The fourth phase is also when you realize that some of your friends are, in fact, are alcoholics. They’ve become the person everyone fears they’ll be with drinking. The one that’s always begging for you to have one more drink with them, the friend that pretends to go home but actually goes back into the bar when they know you’re gone. You feel guilt for being relieved that you’re not them.
The fifth phase happens, of course, at the tail end of your twenties. You have your drinks that you love. They are your staples, like old familiar friends, and all the vomit in the world couldn’t keep you away from them.
I drink exclusively white wine, margaritas if I’m feeling festive, and gin and tonics if I want to get drunk without feeling out of control. Getting out of control is considered the enemy now. In high school and college, it was a game of “Who can be the hottest mess?” Now it’s “Who can be the biggest adult!” It’s boring but better for everybody in the long run.
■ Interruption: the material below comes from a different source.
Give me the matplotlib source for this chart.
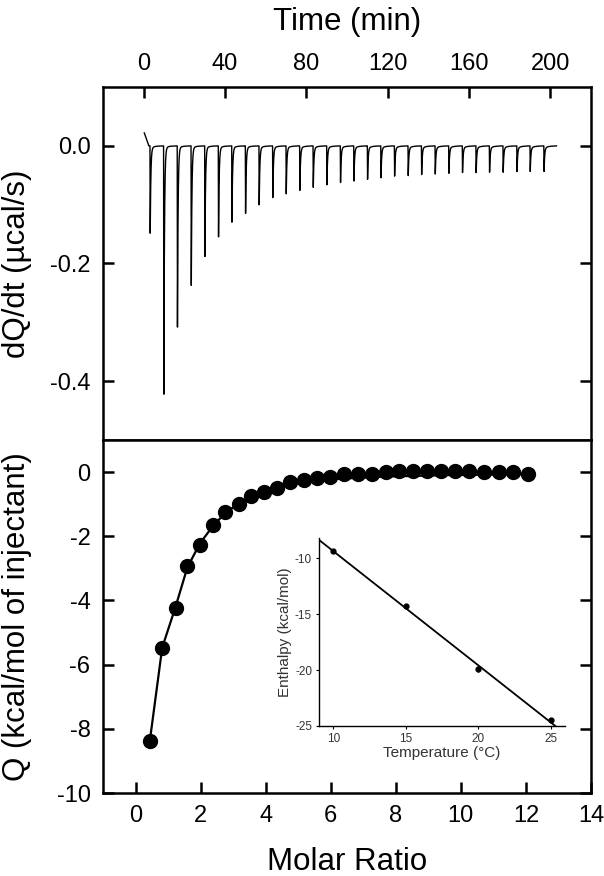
import numpy as np
import matplotlib
matplotlib.use('Agg')
import matplotlib.pyplot as plt

plt.rcParams['font.family'] = ['Liberation Sans', 'DejaVu Sans']
plt.rcParams['axes.unicode_minus'] = False

# raw thermogram: injection times (min) and peak minima (ucal/s)
inj_time = [3.1, 9.8, 16.5, 23.3, 30.0, 36.7, 43.3, 50.0, 56.7, 63.4,
            70.0, 76.7, 83.3, 90.0, 96.7, 103.3, 110.0, 116.6, 123.3, 130.0,
            136.6, 143.3, 150.0, 156.7, 163.4, 170.0, 176.7, 183.5, 190.0, 196.8]
peak_depth = [-0.149, -0.426, -0.310, -0.239, -0.189, -0.155, -0.129, -0.114, -0.100, -0.088,
              -0.081, -0.075, -0.070, -0.066, -0.062, -0.059, -0.056, -0.054, -0.051, -0.050,
              -0.048, -0.047, -0.046, -0.045, -0.045, -0.044, -0.044, -0.043, -0.043, -0.043]
trace_start = 0.3
trace_end = 203.0
start_offset = 0.022

# integrated heats
molar_ratio = [0.44, 0.82, 1.23, 1.59, 1.98, 2.38, 2.76, 3.17, 3.56, 3.96,
               4.36, 4.75, 5.19, 5.58, 5.99, 6.42, 6.83, 7.26, 7.69, 8.11,
               8.53, 8.97, 9.40, 9.83, 10.26, 10.70, 11.16, 11.59, 12.05]
heat = [-8.37, -5.47, -4.25, -2.93, -2.26, -1.66, -1.25, -0.98, -0.74, -0.62,
        -0.50, -0.32, -0.24, -0.19, -0.16, -0.06, -0.06, -0.05, -0.01, 0.02,
        0.02, 0.04, 0.04, 0.04, 0.02, 0.01, 0.0, 0.0, -0.06]
heat_fit = [-8.37, -5.47, -4.20, -2.98, -2.22, -1.68, -1.27, -0.98, -0.76, -0.60,
            -0.48, -0.39, -0.32, -0.27, -0.23, -0.20, -0.18, -0.16, -0.14, -0.13,
            -0.12, -0.11, -0.10, -0.09, -0.09, -0.08, -0.08, -0.07, -0.07]

# inset: enthalpy vs temperature
temp_c = [10, 15, 20, 25]
enthalpy = [-9.4, -14.3, -19.9, -24.5]
enthalpy_err = [0.15, 0.15, 0.3, 0.2]

# build the trace from the injection list
t = np.linspace(trace_start, trace_end, 40000)
dq = start_offset * np.clip(1 - (t - trace_start) / 2.2, 0, 1)
for ti, d in zip(inj_time, peak_depth):
    s = t - ti
    rise = np.clip(s / 0.12, 0, 1)
    shape = np.where(s < 0.12, rise, np.exp(-(s - 0.12) / 0.3))
    shape = np.where(s < 0, 0, shape)
    tail = np.where(s > 0, np.exp(-s / 2.0) * (1 - np.exp(-s / 0.5)), 0)
    dq += d * shape - 0.004 * tail

fig = plt.figure(figsize=(6.04, 8.76), dpi=100)
W, H = 604, 876
ax1 = fig.add_axes([103 / W, 1 - 440 / H, 488 / W, 353 / H])
ax2 = fig.add_axes([103 / W, 1 - 793 / H, 488 / W, 353 / H])

lab_fs = 22.5
tick_fs = 17

for ax in (ax1, ax2):
    for sp in ax.spines.values():
        sp.set_linewidth(1.8)
    ax.tick_params(direction='in', length=8, width=1.8, labelsize=tick_fs, pad=9)

# top panel
ax1.plot(t, dq, color='black', lw=1.0)
ax1.set_xlim(-20, 220)
ax1.set_ylim(-0.5, 0.1)
ax1.set_xticks([0, 40, 80, 120, 160, 200])
ax1.set_yticks([0.0, -0.2, -0.4])
ax1.set_yticklabels(['0.0', '-0.2', '-0.4'])
ax1.xaxis.set_ticks_position('top')
ax1.xaxis.set_label_position('top')
ax1.tick_params(top=True, bottom=False, left=True, right=True,
                labeltop=True, labelbottom=False)
ax1.set_xlabel('Time (min)', fontsize=lab_fs, labelpad=16)
ax1.set_ylabel('dQ/dt (µcal/s)', fontsize=lab_fs, labelpad=8)

# bottom panel
ax2.plot(molar_ratio, heat_fit, color='black', lw=1.6, zorder=2)
ax2.plot(molar_ratio, heat, 'o', color='black', ms=10, zorder=3)
ax2.set_xlim(-1, 14)
ax2.set_ylim(-10, 1)
ax2.set_xticks(range(0, 15, 2))
ax2.set_yticks(range(-10, 1, 2))
ax2.tick_params(top=False, bottom=True, left=True, right=True)
ax2.set_xlabel('Molar Ratio', fontsize=lab_fs, labelpad=14)
ax2.set_ylabel('Q (kcal/mol of injectant)', fontsize=lab_fs, labelpad=8)
ax1.yaxis.set_label_coords(-0.145, 0.5)
ax2.yaxis.set_label_coords(-0.145, 0.5)

# inset
axi = fig.add_axes([319 / W, 1 - 726 / H, 246 / W, 188 / H])
axi.set_facecolor('none')
slope, icpt = np.polyfit(temp_c, enthalpy, 1)
xf = np.array([9.0, 25.4])
axi.plot(xf, slope * xf + icpt, color='black', lw=1.3)
axi.errorbar(temp_c, enthalpy, yerr=enthalpy_err, fmt='o', color='black',
             ms=3.5, elinewidth=1, capsize=0)
axi.set_xlim(9, 26)
axi.set_ylim(-25, -8.2)
axi.set_xticks([10, 15, 20, 25])
axi.set_yticks([-10, -15, -20, -25])
for side in ('top', 'right'):
    axi.spines[side].set_visible(False)
for side in ('left', 'bottom'):
    axi.spines[side].set_linewidth(1.0)
axi.tick_params(direction='out', length=2, width=0.8, labelsize=8.5,
                labelcolor='#333333', pad=3)
axi.set_xlabel('Temperature (°C)', fontsize=11, color='#333333', labelpad=1)
axi.set_ylabel('Enthalpy (kcal/mol)', fontsize=11, color='#333333', labelpad=2)

fig.savefig('out.png', dpi=100)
I don’t get hangovers very much anymore because I don’t drink enough to have a hangover. What a concept. All those futile years of trying out hangover remedies, of trying to pull the wool over my hangover’s eyes and somehow trick it into not happening. The secret to beating hangovers is to not have six drinks the night before.
You’re totally okay with drinking by yourself now without feeling like an alcoholic. You can watch a movie and drink half a bottle of wine, maybe even a full one, without shame spiraling the next day. Your relationship to alcohol is fairly stable now. You adopted to the learning curve. That being said, if you want to get wasted, you can and will. It just has to be an occasion worthy enough to merit the hangover you’ll experience the next day.
Drinking is fun. It’s comforting. It helps you meet people. Still, sometimes you miss guzzling vodka out of plastic bottles in the same way that you miss the first person who touched you. The beginning is always romanticized, even as it’s happening.
You can never go home (or back to Popov) again.